**Exercise goal**
Nothing but the lines from the top of the data to the line holding "0.600, 0.338, 0.150]" should be printed, word for word and both ends included; leave the pictures out.
+===+
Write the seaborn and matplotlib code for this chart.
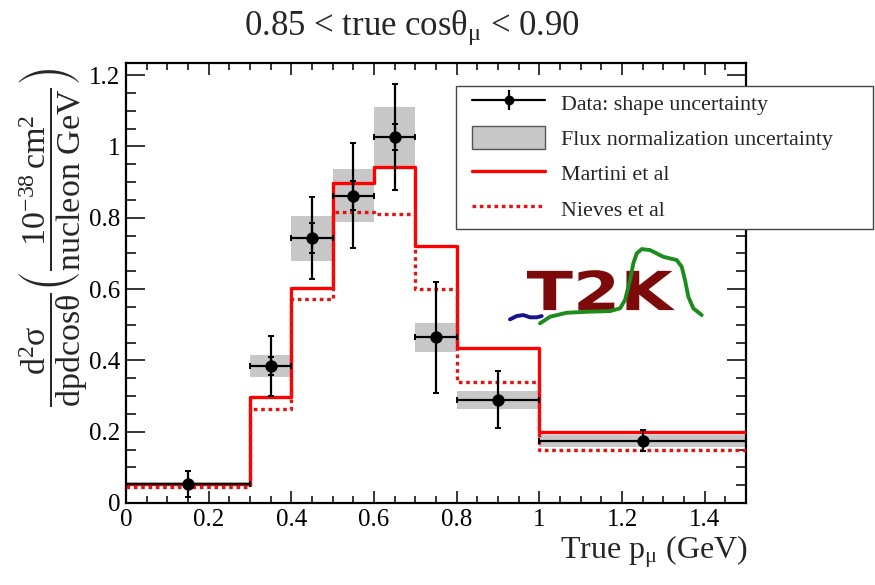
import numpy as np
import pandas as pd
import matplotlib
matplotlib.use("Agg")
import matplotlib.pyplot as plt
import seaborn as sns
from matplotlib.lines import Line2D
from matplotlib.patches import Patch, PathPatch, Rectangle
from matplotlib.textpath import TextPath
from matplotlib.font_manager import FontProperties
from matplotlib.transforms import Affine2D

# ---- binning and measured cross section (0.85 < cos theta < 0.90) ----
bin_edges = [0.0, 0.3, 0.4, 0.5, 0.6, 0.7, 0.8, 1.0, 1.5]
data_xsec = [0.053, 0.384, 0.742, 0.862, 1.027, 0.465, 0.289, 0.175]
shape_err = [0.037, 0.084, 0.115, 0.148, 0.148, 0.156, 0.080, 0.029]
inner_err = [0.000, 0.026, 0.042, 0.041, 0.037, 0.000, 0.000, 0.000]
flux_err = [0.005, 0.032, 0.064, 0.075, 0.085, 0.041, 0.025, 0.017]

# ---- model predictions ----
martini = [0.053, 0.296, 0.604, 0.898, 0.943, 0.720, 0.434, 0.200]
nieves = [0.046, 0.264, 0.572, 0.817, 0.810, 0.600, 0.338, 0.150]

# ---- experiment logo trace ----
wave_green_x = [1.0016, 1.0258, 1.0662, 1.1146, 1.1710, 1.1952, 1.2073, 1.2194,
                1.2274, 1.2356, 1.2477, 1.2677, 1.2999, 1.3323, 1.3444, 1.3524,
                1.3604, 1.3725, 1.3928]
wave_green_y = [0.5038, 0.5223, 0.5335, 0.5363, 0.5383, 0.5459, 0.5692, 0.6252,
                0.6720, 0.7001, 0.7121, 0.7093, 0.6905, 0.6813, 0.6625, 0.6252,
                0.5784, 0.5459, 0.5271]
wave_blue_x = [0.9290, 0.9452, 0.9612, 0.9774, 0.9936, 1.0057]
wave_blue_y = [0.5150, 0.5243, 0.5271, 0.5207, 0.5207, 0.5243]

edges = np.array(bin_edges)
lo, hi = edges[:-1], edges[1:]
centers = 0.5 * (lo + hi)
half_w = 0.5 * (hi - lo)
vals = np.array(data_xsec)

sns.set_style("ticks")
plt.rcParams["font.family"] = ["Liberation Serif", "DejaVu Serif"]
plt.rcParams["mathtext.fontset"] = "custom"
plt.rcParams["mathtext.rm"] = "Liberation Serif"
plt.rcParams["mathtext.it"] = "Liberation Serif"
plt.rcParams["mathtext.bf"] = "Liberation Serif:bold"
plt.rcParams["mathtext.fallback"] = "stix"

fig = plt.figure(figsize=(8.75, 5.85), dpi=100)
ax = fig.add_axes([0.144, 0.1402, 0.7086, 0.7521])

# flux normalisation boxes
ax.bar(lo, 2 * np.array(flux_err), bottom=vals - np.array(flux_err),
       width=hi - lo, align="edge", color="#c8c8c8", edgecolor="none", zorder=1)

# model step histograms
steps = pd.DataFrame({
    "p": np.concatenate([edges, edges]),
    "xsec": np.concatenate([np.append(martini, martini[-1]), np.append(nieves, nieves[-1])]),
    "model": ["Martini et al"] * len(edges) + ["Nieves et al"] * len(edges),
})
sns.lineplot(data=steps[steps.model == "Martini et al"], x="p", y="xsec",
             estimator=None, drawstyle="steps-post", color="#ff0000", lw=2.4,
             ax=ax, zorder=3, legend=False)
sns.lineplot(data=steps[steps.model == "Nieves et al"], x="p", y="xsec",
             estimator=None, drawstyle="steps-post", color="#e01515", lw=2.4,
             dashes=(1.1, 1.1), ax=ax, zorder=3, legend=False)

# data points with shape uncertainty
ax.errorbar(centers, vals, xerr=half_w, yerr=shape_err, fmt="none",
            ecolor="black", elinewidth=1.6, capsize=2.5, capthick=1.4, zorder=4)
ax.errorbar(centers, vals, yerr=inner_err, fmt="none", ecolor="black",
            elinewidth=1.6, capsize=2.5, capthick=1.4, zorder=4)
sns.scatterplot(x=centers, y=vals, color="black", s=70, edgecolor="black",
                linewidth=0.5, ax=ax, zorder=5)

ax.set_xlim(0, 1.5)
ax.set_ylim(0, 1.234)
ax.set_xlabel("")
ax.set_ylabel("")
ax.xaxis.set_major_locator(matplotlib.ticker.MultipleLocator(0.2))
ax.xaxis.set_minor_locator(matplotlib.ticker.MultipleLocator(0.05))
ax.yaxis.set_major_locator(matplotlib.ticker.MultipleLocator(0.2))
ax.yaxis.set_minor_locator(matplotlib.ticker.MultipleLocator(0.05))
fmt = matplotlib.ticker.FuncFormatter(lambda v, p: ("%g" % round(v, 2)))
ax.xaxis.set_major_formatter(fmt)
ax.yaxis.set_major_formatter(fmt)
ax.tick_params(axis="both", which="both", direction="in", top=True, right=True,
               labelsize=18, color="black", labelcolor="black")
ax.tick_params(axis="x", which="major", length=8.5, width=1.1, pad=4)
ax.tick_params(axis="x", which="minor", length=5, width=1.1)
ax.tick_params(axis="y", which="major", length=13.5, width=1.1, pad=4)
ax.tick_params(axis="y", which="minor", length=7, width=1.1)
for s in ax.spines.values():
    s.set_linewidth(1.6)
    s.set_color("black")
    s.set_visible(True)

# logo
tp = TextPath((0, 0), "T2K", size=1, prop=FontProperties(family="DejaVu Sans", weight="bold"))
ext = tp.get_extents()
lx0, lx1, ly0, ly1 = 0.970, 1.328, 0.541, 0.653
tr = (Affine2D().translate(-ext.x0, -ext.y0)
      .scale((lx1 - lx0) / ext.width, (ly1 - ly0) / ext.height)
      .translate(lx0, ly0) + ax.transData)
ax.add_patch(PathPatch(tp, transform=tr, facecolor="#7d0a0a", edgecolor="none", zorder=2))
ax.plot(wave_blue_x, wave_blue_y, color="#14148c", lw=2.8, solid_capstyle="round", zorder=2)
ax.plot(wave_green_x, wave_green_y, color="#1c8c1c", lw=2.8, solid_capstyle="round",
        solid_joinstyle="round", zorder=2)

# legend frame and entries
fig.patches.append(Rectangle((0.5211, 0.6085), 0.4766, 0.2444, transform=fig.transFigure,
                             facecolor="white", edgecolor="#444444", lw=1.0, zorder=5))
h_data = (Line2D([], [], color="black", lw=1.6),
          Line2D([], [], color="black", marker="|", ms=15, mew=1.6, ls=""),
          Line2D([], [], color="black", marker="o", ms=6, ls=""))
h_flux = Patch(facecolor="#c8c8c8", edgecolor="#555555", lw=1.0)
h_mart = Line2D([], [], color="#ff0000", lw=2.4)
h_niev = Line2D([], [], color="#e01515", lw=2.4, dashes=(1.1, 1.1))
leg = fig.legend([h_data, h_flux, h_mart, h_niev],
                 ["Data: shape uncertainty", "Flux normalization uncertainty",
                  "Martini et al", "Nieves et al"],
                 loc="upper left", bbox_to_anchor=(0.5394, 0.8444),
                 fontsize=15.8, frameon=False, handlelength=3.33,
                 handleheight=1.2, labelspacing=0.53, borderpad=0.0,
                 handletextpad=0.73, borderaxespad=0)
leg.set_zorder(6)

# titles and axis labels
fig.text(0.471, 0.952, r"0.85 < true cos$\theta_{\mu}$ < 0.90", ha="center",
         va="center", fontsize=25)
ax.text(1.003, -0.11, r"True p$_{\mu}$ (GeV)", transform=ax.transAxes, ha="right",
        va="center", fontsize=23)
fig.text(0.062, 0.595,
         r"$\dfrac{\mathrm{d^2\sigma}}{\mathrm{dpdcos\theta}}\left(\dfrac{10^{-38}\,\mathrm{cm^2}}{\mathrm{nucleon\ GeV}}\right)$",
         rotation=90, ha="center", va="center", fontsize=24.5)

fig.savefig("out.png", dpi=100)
+===+
**Answer for this exercise**
Write the seaborn and matplotlib code for this chart.
import numpy as np
import pandas as pd
import matplotlib
matplotlib.use("Agg")
import matplotlib.pyplot as plt
import seaborn as sns
from matplotlib.lines import Line2D
from matplotlib.patches import Patch, PathPatch, Rectangle
from matplotlib.textpath import TextPath
from matplotlib.font_manager import FontProperties
from matplotlib.transforms import Affine2D

# ---- binning and measured cross section (0.85 < cos theta < 0.90) ----
bin_edges = [0.0, 0.3, 0.4, 0.5, 0.6, 0.7, 0.8, 1.0, 1.5]
data_xsec = [0.053, 0.384, 0.742, 0.862, 1.027, 0.465, 0.289, 0.175]
shape_err = [0.037, 0.084, 0.115, 0.148, 0.148, 0.156, 0.080, 0.029]
inner_err = [0.000, 0.026, 0.042, 0.041, 0.037, 0.000, 0.000, 0.000]
flux_err = [0.005, 0.032, 0.064, 0.075, 0.085, 0.041, 0.025, 0.017]

# ---- model predictions ----
martini = [0.053, 0.296, 0.604, 0.898, 0.943, 0.720, 0.434, 0.200]
nieves = [0.046, 0.264, 0.572, 0.817, 0.810, 0.600, 0.338, 0.150]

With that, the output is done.